More than 88% of aesthetic doctors are concerned about how the Affordable Care Act will affect the practice of cosmetic surgery, and up to one-third may retire early as a result of these changes, according to a new online poll conducted by Plastic Surgery Practice magazine.
Slightly less than 87% were worried that their reimbursement rates would be reduced so dramatically that they would have trouble paying their own bills as a result. There was also concern that there would be an influx of nonqualified practitioners providing aesthetic procedures at cut rates to increase their revenue stream, which could compromise patient safety.
The new results were released during a Plastic Surgery Practice webinar held on February 24, 2014.
The Affordable Care Act and Plastic Surgery Practice: Growing Concerns
The Patient Protection and Affordable Care Act (PPACA) is commonly referred to as Obamacare, health care reform, or the Affordable Care Act (ACA). It was signed into law to reform the health care industry by President Barack Obama on March 23, 2010, and was upheld by the US Supreme Court on June 28, 2012. Its rollout has been fraught with hiccups, but several key provisions have already been enacted with more to come through 2022. The intentions of the law are to provide affordable health care for all Americans while reducing overall health care costs, but there have been, and likely will continue to be, some unintended consequences.
The new poll also found that there is a growing fear of technology, which is part and parcel of health care reform.
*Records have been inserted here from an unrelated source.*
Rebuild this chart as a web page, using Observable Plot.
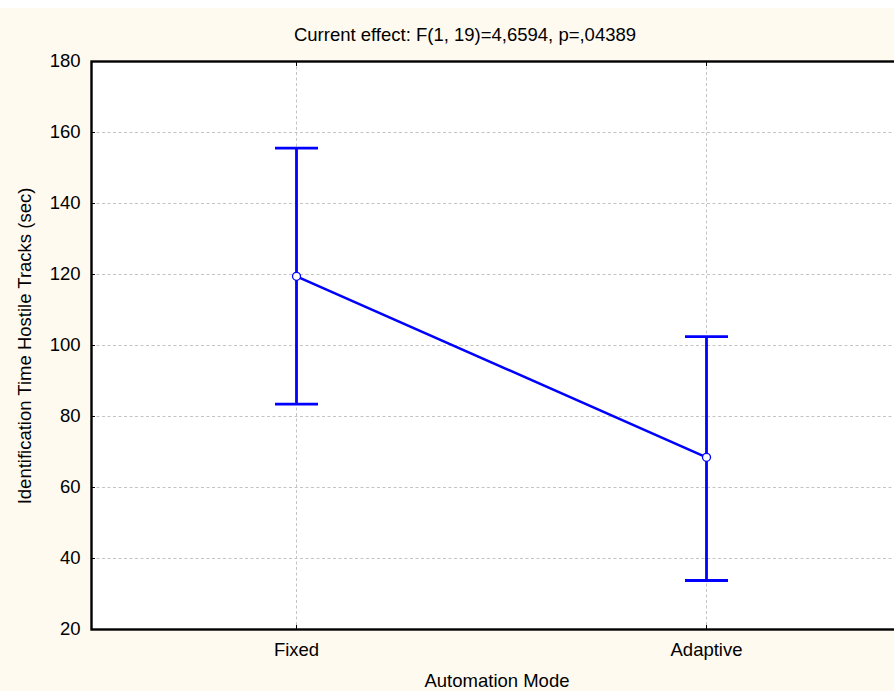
<!DOCTYPE html>
<html>
<head>
<meta charset="utf-8">
<script src="https://cdn.jsdelivr.net/npm/d3@7"></script>
<script src="https://cdn.jsdelivr.net/npm/@observablehq/plot@0.6"></script>
<style>
  html, body { margin: 0; padding: 0; background: #ffffff; overflow: hidden; }
  body { padding-top: 8px; }
  #chart { width: 894px; height: 683px; overflow: hidden; position: relative; background: #fffaf0; }
  #chart svg { display: block; background: #fffaf0; max-width: none; }
</style>
</head>
<body>
<div id="chart"></div>
<script>
// Data
const modes = ["Fixed", "Adaptive"];
const means = [119.5, 68.5];
const upper = [155.6, 102.5];
const lower = [83.5, 33.8];
const yTicks = [20, 40, 60, 80, 100, 120, 140, 160, 180];
const gridTicks = [40, 60, 80, 100, 120, 140, 160];
const yLimits = [20, 180];
const titleText = "Current effect: F(1, 19)=4,6594, p=,04389";
const xLabel = "Automation Mode";
const yLabel = "Identification Time Hostile Tracks (sec)";

const rows = modes.map((m, i) => ({mode: m, mean: means[i], hi: upper[i], lo: lower[i]}));
const caps = rows.flatMap(d => [{mode: d.mode, v: d.hi}, {mode: d.mode, v: d.lo}]);

const capSymbol = {
  draw(context, size) {
    const w = Math.sqrt(size / Math.PI);
    context.moveTo(-w, 0);
    context.lineTo(w, 0);
  }
};

const blue = "#0000ff";
const font = "'Liberation Sans', Arial, sans-serif";

const plot = Plot.plot({
  width: 930,
  height: 683,
  marginLeft: 91,
  marginRight: 19,
  marginTop: 53,
  marginBottom: 62,
  style: {fontFamily: font, fontSize: "18.5px", color: "#000", background: "#fffaf0", maxWidth: "none"},
  x: {type: "point", domain: modes, padding: 0.5, label: null},
  y: {domain: yLimits, label: null},
  marks: [
    Plot.frame({fill: "white", stroke: "none"}),
    Plot.gridY(gridTicks, {stroke: "#c4c4c4", strokeOpacity: 1, strokeDasharray: "3,2.5"}),
    Plot.gridX(modes, {stroke: "#c4c4c4", strokeOpacity: 1, strokeDasharray: "3,2.5"}),
    Plot.axisY(yTicks, {anchor: "left", tickSize: 0, tickPadding: 11, label: null, fill: "#000"}),
    Plot.axisX(modes, {anchor: "bottom", tickSize: 0, tickPadding: 13, label: null, fill: "#000"}),
    Plot.axisY(yTicks, {anchor: "left", tickSize: -4, text: null, label: null, stroke: "#000"}),
    Plot.axisX(modes, {anchor: "bottom", tickSize: -4, text: null, label: null, stroke: "#000"}),
    Plot.axisX(modes, {anchor: "top", tickSize: -4, text: null, label: null, stroke: "#000"}),
    Plot.ruleX(rows, {x: "mode", y1: "lo", y2: "hi", stroke: blue, strokeWidth: 2.8}),
    Plot.dot(caps, {x: "mode", y: "v", r: 21.5, symbol: capSymbol, fill: "none", stroke: blue, strokeWidth: 2.8}),
    Plot.line(rows, {x: "mode", y: "mean", stroke: blue, strokeWidth: 2.5}),
    Plot.dot(rows, {x: "mode", y: "mean", r: 4, fill: "white", stroke: blue, strokeWidth: 1.3}),
    Plot.frame({stroke: "#000", strokeWidth: 2.4})
  ]
});

const svg = d3.select(plot);
svg.append("text")
  .attr("x", 465).attr("y", 33)
  .attr("text-anchor", "middle")
  .attr("font-family", font).attr("font-size", "18.5px").attr("fill", "#000")
  .text(titleText);
svg.append("text")
  .attr("x", 497).attr("y", 679)
  .attr("text-anchor", "middle")
  .attr("font-family", font).attr("font-size", "18.5px").attr("fill", "#000")
  .text(xLabel);
svg.append("text")
  .attr("transform", "translate(31,338) rotate(-90)")
  .attr("text-anchor", "middle")
  .attr("font-family", font).attr("font-size", "18.5px").attr("fill", "#000")
  .text(yLabel);

document.getElementById("chart").appendChild(plot);
</script>
</body>
</html>
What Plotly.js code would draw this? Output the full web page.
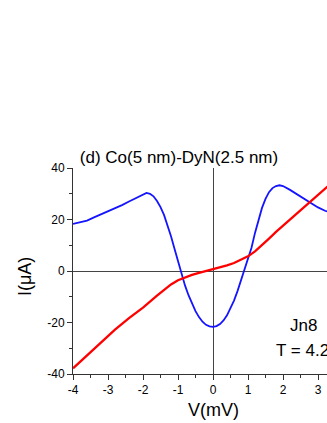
<!DOCTYPE html>
<html>
<head>
<meta charset="utf-8">
<script src="https://cdn.plot.ly/plotly-3.0.1.min.js"></script>
<style>
  html, body { margin: 0; padding: 0; background: #fff; }
  #chart { width: 327px; height: 423px; }
</style>
</head>
<body>
<div id="chart"></div>
<script>
// conductance-like curve (blue)
const blueV = [-4.0, -3.8, -3.6, -3.4, -3.2, -3.0, -2.8, -2.6, -2.4, -2.2, -2.0, -1.9, -1.8, -1.7, -1.6, -1.5,
  -1.4, -1.3, -1.2, -1.1, -1.0, -0.9, -0.8, -0.7, -0.6, -0.5, -0.4, -0.3, -0.2, -0.1, 0.0, 0.1, 0.2, 0.3,
  0.4, 0.5, 0.6, 0.7, 0.8, 0.9, 1.0, 1.1, 1.2, 1.3, 1.4, 1.5, 1.6, 1.7, 1.8, 1.9, 2.0, 2.2, 2.4, 2.6, 2.8,
  3.0, 3.2, 3.4];
const blueI = [18.3, 19.0, 19.6, 20.8, 22.0, 23.0, 24.2, 25.6, 27.0, 28.4, 29.8, 30.3, 30.0, 29.0, 27.2, 24.8,
  21.8, 18.0, 13.5, 8.6, 3.8, -1.5, -5.6, -9.4, -12.8, -15.6, -17.9, -19.7, -20.9, -21.5, -21.7, -21.4, -20.6,
  -19.2, -17.2, -14.6, -11.5, -7.8, -3.5, 0.6, 4.5, 9.0, 14.8, 20.0, 24.5, 28.0, 30.6, 32.2, 33.0, 33.3, 33.0,
  31.5, 29.8, 28.0, 26.2, 24.7, 23.4, 22.5];

// I-V curve (red)
const redV = [-4.0, -3.6, -3.2, -2.8, -2.4, -2.0, -1.6, -1.4, -1.2, -1.0, -0.8, -0.6, -0.4, -0.2, 0.0, 0.2,
  0.4, 0.6, 0.8, 1.0, 1.2, 1.4, 1.6, 1.8, 2.0, 2.2, 2.4, 2.6, 2.8, 3.0, 3.2, 3.4];
const redI = [-37.8, -32.8, -27.8, -22.8, -18.3, -14.2, -9.6, -7.3, -5.2, -3.6, -2.4, -1.5, -0.7, 0.0, 0.7, 1.4,
  2.2, 3.1, 4.3, 5.7, 7.6, 10.0, 12.6, 15.2, 17.6, 20.0, 22.3, 24.8, 27.2, 29.6, 32.0, 34.3];

const xTicks = [-4, -3, -2, -1, 0, 1, 2, 3];
const yTicks = [-40, -20, 0, 20, 40];

function draw() {
  const font = { family: "Arial, 'Liberation Sans', sans-serif", color: "#000" };
  const axisColor = "#333";
  // plot box in pixels: x 73..327, y 168..374
  const px = (p) => (p - 73) / 254;
  const py = (p) => (374 - p) / 206;

  const traces = [
    {
      type: "scatter", mode: "lines", x: blueV, y: blueI,
      line: { color: "#1414ff", width: 1.8 }, showlegend: false, hoverinfo: "skip"
    },
    {
      type: "scatter", mode: "lines", x: redV, y: redI,
      line: { color: "#ff0000", width: 2.3 }, showlegend: false, hoverinfo: "skip"
    }
  ];

  const layout = {
    width: 327,
    height: 423,
    margin: { l: 73, r: 0, t: 168, b: 49 },
    paper_bgcolor: "#fff",
    plot_bgcolor: "#fff",
    font: { ...font, size: 12 },
    title: {
      text: "(d) Co(5 nm)-DyN(2.5 nm)",
      font: { ...font, size: 17 },
      xref: "container", yref: "container",
      x: 179 / 327, xanchor: "center",
      y: 1 - 157 / 423, yanchor: "middle"
    },
    xaxis: {
      range: [-4, 3.257],
      tickvals: xTicks,
      ticktext: xTicks.map(String),
      ticks: "outside", ticklen: 5, tickwidth: 1, tickcolor: axisColor,
      minor: { dtick: 0.5, ticks: "outside", ticklen: 3, tickwidth: 1, tickcolor: axisColor },
      showline: true, linecolor: axisColor, linewidth: 1,
      showgrid: false,
      zeroline: true, zerolinecolor: "#444", zerolinewidth: 1,
      tickfont: { ...font, size: 12 }
    },
    xaxis2: {
      overlaying: "x", side: "top", anchor: "y", matches: "x",
      range: [-4, 3.257],
      tickvals: xTicks,
      ticks: "inside", ticklen: 4, tickwidth: 1, tickcolor: axisColor,
      showticklabels: false,
      showline: true, linecolor: axisColor, linewidth: 1,
      showgrid: false, zeroline: false
    },
    yaxis: {
      range: [-40, 40],
      tickvals: yTicks,
      ticktext: yTicks.map(String),
      ticks: "outside", ticklen: 5, tickwidth: 1, tickcolor: axisColor,
      minor: { dtick: 10, ticks: "outside", ticklen: 3, tickwidth: 1, tickcolor: axisColor },
      showline: true, linecolor: axisColor, linewidth: 1,
      showgrid: false,
      zeroline: true, zerolinecolor: "#444", zerolinewidth: 1,
      tickfont: { ...font, size: 12 }
    },
    annotations: [
      {
        text: "V(mV)", xref: "paper", yref: "paper",
        x: px(213), y: py(410),
        xanchor: "center", yanchor: "middle", showarrow: false,
        font: { ...font, size: 18 }
      },
      {
        text: "I(μA)", xref: "paper", yref: "paper",
        x: px(25), y: py(277), textangle: -90,
        xanchor: "center", yanchor: "middle", showarrow: false,
        font: { ...font, size: 18 }
      },
      {
        text: "Jn8", xref: "paper", yref: "paper",
        x: px(303), y: py(325),
        xanchor: "center", yanchor: "middle", showarrow: false,
        font: { ...font, size: 17 }
      },
      {
        text: "T = 4.2 K", xref: "paper", yref: "paper",
        x: px(274), y: py(350),
        xanchor: "left", yanchor: "middle", showarrow: false,
        font: { ...font, size: 17 }
      }
    ]
  };

  Plotly.newPlot("chart", traces, layout, { staticPlot: true, displayModeBar: false });
}

window.addEventListener("load", draw);
</script>
</body>
</html>
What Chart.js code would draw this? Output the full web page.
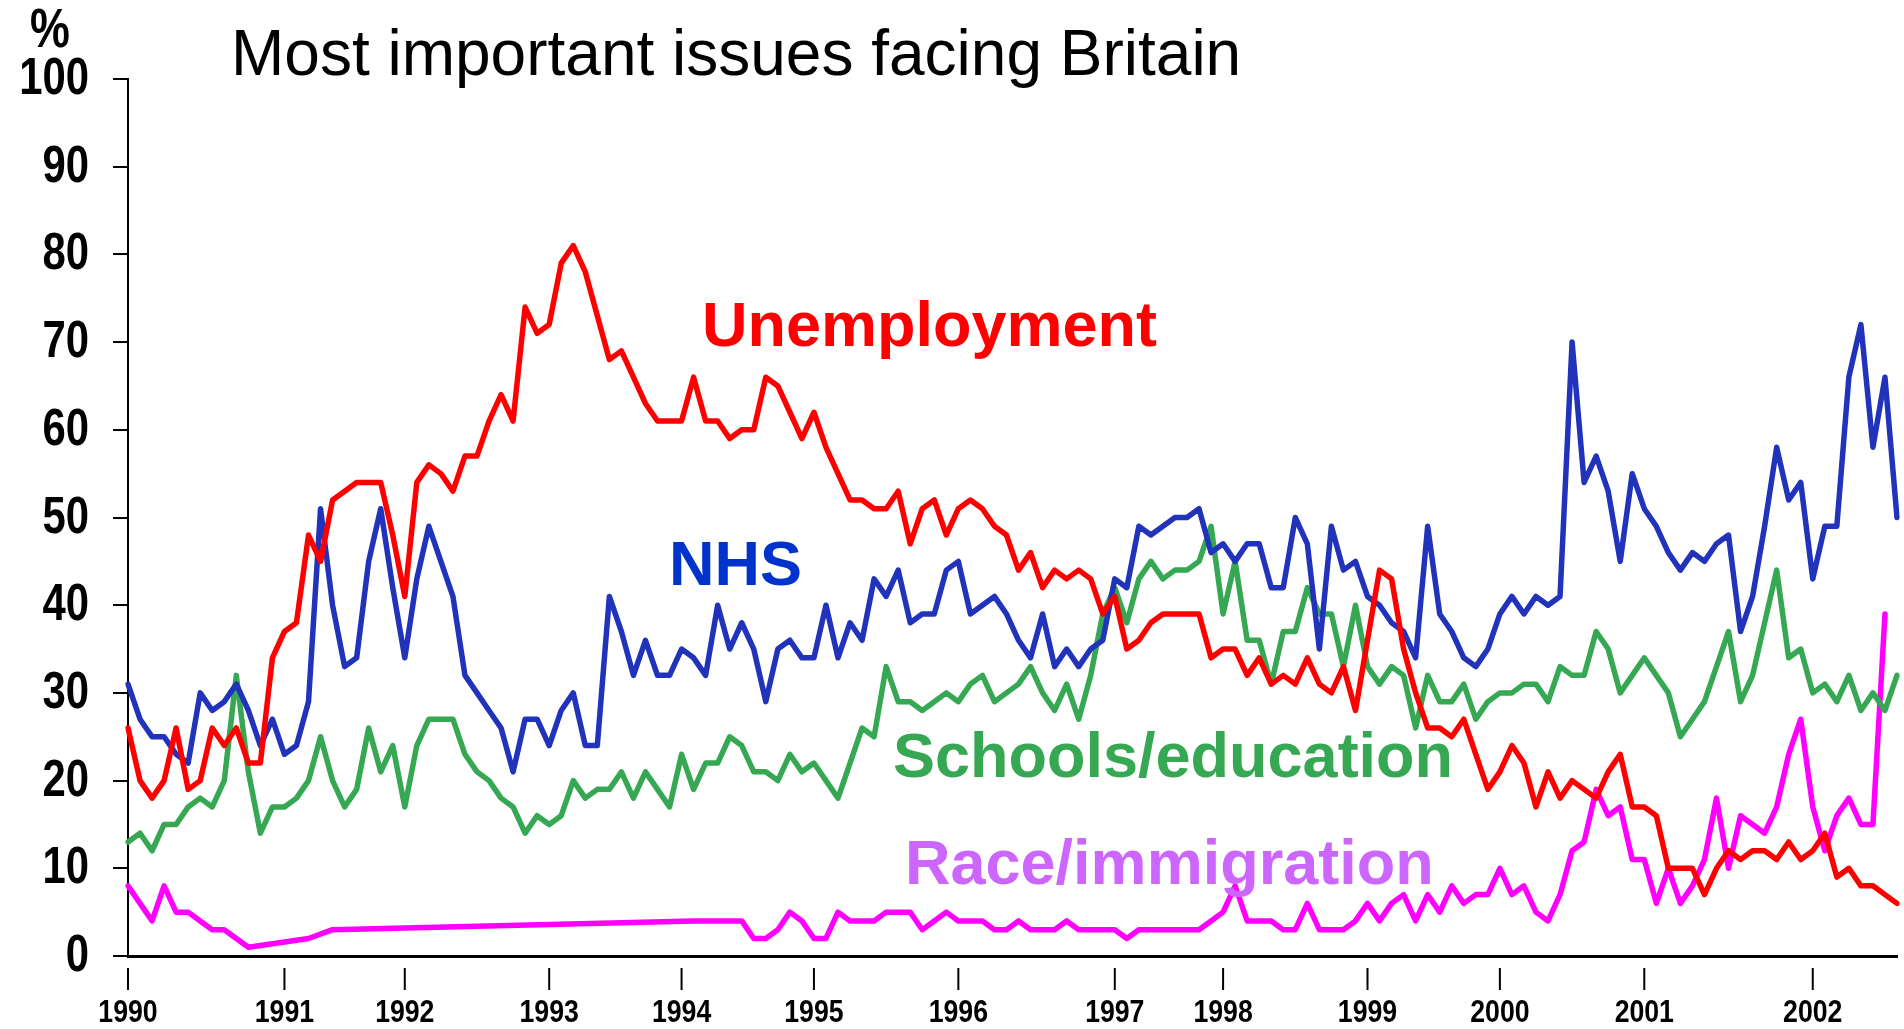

To receive Medicare and Medicaid payments, a physician must demonstrate “meaningful use” of an electronic medical record system. While close to 45% have already transitioned from paper charts to computerized systems, more than 40% have not, the survey showed. Of these, 80.5% have no plans of investing in an EMR system largely because of cost and concerns about privacy.
The survey was sent to plastic and reconstructive surgeons, facial plastic surgeons, dentists, oral and maxillofacial surgeons, dermatologists, dermatologic surgeons, cosmetic surgeons, and oculoplastic surgeons who subscribe to Plastic Surgery Practice magazine. Fully 70.3% of respondents are board-certified plastic surgeons, and about 9% are facial plastic surgeons. Overall, slightly more than 67% of respondents perform both reconstructive and cosmetic procedures, and 65% take both private insurance and Medicare. Close to 45% of practices that take insurance do not plan to work with carriers on the health care exchanges (the state or federal-run online health insurance marketplaces).
“The Affordable Care Act has a very laudable goal — providing universal health care to everyone in the US,” says Robert X. Murphy, Jr, MD, assistant chief medical officer of the Lehigh Valley Health Network in Allentown, Pennsylvania, and the president of the American Society of Plastic Surgeons. “But as we see things like the employer mandate drift away and we see that [healthCare.gov] enrollment falls far short of its target, it’s concerning.”
The Affordable Care Act’s employer mandate requires businesses with more than 50 employees working 30 hours or more per week to provide affordable health insurance coverage to workers or face fines. Employers now have until 2016, which is 2 years longer than originally envisioned before they risk such penalties.
“All we see is the requirements that we are being held to such as adopting an EMR system, and this is an investment that can be significant especially for those in solo practice,” he says. “So much of our ability to function is based on Centers for Medicare and Medicaid Service- sponsored programs, and each year there is the threat of draconian cuts because there is no budget,” he says.
During the webinar, New York City plastic surgeon Scot B. Glasberg, MD, the president-elect of the ASPS, urged colleagues to practice evidence-based medicine and show cost-effectiveness as this will go long way toward securing satisfactory reimbursement levels. Under Obamacare, payments are tied to performance on quality metrics, including patients’ experience.
About the Poll
The online poll was conducted via Survey Monkey in January 2014. There were 101 respondents in total.